### INPUT ROWS
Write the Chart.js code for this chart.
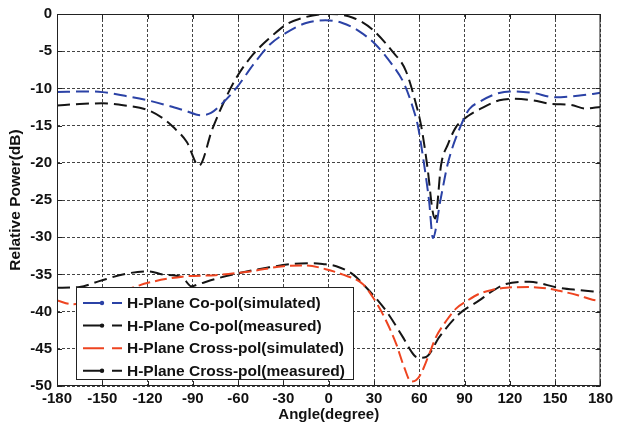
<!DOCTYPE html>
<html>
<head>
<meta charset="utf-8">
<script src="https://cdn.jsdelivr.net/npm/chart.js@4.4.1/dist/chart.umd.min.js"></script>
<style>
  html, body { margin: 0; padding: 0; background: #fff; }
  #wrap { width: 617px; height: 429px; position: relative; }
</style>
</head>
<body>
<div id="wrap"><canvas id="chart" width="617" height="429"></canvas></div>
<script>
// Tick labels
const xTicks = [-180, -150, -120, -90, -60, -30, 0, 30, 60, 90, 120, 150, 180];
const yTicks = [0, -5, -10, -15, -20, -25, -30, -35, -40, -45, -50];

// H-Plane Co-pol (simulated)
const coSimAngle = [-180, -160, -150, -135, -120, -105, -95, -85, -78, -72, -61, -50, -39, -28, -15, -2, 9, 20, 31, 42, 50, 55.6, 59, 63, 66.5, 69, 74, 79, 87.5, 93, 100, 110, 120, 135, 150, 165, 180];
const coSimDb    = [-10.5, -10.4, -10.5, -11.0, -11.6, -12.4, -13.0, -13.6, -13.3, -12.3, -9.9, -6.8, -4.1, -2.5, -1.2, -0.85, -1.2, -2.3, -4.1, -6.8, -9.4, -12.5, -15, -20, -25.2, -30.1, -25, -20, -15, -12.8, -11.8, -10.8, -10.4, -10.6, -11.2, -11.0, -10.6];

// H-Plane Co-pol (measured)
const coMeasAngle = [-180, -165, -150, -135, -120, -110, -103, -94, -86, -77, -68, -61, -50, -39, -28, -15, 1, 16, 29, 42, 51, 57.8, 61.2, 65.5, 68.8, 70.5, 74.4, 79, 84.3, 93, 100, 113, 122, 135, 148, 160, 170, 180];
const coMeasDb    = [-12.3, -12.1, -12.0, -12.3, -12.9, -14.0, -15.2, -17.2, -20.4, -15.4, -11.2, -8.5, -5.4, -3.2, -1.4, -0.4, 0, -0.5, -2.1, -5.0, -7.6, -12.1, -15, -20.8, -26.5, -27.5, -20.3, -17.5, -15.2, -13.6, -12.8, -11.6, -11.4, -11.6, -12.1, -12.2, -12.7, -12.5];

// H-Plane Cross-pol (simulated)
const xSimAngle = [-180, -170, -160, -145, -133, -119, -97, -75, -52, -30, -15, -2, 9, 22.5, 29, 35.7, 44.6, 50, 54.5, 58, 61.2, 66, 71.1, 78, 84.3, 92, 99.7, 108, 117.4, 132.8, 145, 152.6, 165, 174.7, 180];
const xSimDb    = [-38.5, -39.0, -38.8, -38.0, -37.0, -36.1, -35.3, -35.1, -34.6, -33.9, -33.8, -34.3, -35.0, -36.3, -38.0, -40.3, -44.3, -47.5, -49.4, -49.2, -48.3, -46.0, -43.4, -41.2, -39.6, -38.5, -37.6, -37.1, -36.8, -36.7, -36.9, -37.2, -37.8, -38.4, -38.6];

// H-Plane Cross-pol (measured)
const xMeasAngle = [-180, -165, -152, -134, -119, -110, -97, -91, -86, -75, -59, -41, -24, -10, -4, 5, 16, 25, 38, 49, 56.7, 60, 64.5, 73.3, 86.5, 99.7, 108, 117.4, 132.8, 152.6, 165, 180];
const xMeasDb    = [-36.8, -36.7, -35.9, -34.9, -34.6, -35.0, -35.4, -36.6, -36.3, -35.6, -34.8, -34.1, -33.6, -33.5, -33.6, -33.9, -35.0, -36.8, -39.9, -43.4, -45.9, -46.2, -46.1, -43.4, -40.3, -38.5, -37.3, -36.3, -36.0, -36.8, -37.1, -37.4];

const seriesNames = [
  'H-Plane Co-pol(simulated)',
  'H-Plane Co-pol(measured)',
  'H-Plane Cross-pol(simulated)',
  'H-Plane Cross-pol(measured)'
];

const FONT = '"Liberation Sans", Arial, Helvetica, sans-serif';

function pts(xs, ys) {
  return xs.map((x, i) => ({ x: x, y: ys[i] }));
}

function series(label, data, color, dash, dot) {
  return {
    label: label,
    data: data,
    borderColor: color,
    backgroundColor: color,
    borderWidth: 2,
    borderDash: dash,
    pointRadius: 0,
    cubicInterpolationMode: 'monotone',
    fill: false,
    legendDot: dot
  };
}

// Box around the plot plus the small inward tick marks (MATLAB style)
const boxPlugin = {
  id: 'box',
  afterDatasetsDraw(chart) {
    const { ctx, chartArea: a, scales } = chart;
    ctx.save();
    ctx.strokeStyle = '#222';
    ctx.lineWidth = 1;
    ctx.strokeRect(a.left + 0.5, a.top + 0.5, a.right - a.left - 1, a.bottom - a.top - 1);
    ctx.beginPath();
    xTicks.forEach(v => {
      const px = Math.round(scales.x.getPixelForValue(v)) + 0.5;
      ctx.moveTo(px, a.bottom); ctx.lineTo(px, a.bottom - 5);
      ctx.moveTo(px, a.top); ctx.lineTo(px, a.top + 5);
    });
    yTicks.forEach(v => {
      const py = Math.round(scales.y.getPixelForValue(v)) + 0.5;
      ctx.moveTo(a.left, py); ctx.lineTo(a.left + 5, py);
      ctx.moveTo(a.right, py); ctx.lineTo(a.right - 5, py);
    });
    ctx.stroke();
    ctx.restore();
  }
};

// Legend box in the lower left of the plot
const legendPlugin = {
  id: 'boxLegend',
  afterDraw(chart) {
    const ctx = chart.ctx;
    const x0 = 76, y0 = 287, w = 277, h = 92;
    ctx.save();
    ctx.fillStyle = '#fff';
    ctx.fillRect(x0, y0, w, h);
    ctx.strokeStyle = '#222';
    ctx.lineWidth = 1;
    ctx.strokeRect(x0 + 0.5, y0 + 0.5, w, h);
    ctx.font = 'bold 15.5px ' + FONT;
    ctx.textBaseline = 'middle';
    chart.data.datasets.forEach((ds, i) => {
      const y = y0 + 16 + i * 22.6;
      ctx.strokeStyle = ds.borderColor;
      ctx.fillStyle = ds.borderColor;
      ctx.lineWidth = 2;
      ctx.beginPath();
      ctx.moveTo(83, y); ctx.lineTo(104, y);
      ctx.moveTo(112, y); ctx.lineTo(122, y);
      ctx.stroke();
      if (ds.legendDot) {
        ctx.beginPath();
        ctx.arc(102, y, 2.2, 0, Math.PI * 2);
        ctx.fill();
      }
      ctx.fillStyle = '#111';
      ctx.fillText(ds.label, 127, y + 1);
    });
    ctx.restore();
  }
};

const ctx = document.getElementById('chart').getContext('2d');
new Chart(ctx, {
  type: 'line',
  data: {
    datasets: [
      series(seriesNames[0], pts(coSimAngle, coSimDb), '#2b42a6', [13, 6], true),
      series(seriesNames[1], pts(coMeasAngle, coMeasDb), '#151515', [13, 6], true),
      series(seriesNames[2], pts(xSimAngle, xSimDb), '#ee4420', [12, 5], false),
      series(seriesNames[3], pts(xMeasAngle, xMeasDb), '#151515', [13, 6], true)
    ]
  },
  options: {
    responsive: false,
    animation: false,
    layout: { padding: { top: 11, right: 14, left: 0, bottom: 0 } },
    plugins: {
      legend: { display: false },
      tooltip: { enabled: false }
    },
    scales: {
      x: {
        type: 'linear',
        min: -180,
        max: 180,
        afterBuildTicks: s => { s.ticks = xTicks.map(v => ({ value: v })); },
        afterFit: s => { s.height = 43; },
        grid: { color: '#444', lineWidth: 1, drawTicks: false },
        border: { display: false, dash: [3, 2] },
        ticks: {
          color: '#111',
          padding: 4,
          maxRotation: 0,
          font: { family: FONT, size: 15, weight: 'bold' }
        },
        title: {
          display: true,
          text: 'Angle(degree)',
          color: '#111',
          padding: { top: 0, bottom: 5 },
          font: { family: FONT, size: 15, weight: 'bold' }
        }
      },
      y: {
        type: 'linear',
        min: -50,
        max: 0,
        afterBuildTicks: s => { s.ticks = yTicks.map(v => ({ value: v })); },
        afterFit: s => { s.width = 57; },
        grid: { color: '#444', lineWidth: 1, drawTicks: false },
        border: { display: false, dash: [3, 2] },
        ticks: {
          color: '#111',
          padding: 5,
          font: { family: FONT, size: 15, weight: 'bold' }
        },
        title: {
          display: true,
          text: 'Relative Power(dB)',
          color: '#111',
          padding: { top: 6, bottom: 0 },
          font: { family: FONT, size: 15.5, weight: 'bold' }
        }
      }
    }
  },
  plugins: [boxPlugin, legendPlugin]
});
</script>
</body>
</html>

---

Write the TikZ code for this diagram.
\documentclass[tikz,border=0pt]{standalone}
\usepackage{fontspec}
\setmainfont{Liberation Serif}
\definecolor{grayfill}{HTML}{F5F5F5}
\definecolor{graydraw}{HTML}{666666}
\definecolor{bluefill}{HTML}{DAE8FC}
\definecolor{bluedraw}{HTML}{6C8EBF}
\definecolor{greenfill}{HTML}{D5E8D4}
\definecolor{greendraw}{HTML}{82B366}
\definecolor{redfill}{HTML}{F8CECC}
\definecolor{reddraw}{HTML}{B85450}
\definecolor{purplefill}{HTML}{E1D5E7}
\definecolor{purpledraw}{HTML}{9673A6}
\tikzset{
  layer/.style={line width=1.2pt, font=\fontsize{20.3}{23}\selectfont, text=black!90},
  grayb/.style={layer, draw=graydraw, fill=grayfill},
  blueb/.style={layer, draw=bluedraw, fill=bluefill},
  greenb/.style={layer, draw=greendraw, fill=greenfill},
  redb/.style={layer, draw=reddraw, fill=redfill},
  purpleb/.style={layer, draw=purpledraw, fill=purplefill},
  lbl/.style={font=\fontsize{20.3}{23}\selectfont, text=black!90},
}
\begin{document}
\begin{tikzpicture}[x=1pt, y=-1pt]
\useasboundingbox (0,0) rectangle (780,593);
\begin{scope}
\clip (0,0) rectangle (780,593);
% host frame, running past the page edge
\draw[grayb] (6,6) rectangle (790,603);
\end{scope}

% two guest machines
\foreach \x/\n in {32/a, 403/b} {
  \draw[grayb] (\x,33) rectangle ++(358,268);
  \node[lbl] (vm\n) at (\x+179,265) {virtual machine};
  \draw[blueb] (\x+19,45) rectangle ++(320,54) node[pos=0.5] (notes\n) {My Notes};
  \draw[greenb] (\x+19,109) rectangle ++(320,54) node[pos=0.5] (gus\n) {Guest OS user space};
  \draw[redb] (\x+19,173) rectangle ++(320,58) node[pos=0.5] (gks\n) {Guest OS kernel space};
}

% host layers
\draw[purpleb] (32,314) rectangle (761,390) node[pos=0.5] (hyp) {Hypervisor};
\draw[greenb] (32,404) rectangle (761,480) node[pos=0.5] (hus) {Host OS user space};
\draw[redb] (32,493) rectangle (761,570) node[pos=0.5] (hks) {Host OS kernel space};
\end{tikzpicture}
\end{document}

### WHAT IS REQUIRED
Scan the material line by line and report each one that contains "Write".

### SOLUTION TO THE EXERCISE
Write the Chart.js code for this chart.
Write the TikZ code for this diagram.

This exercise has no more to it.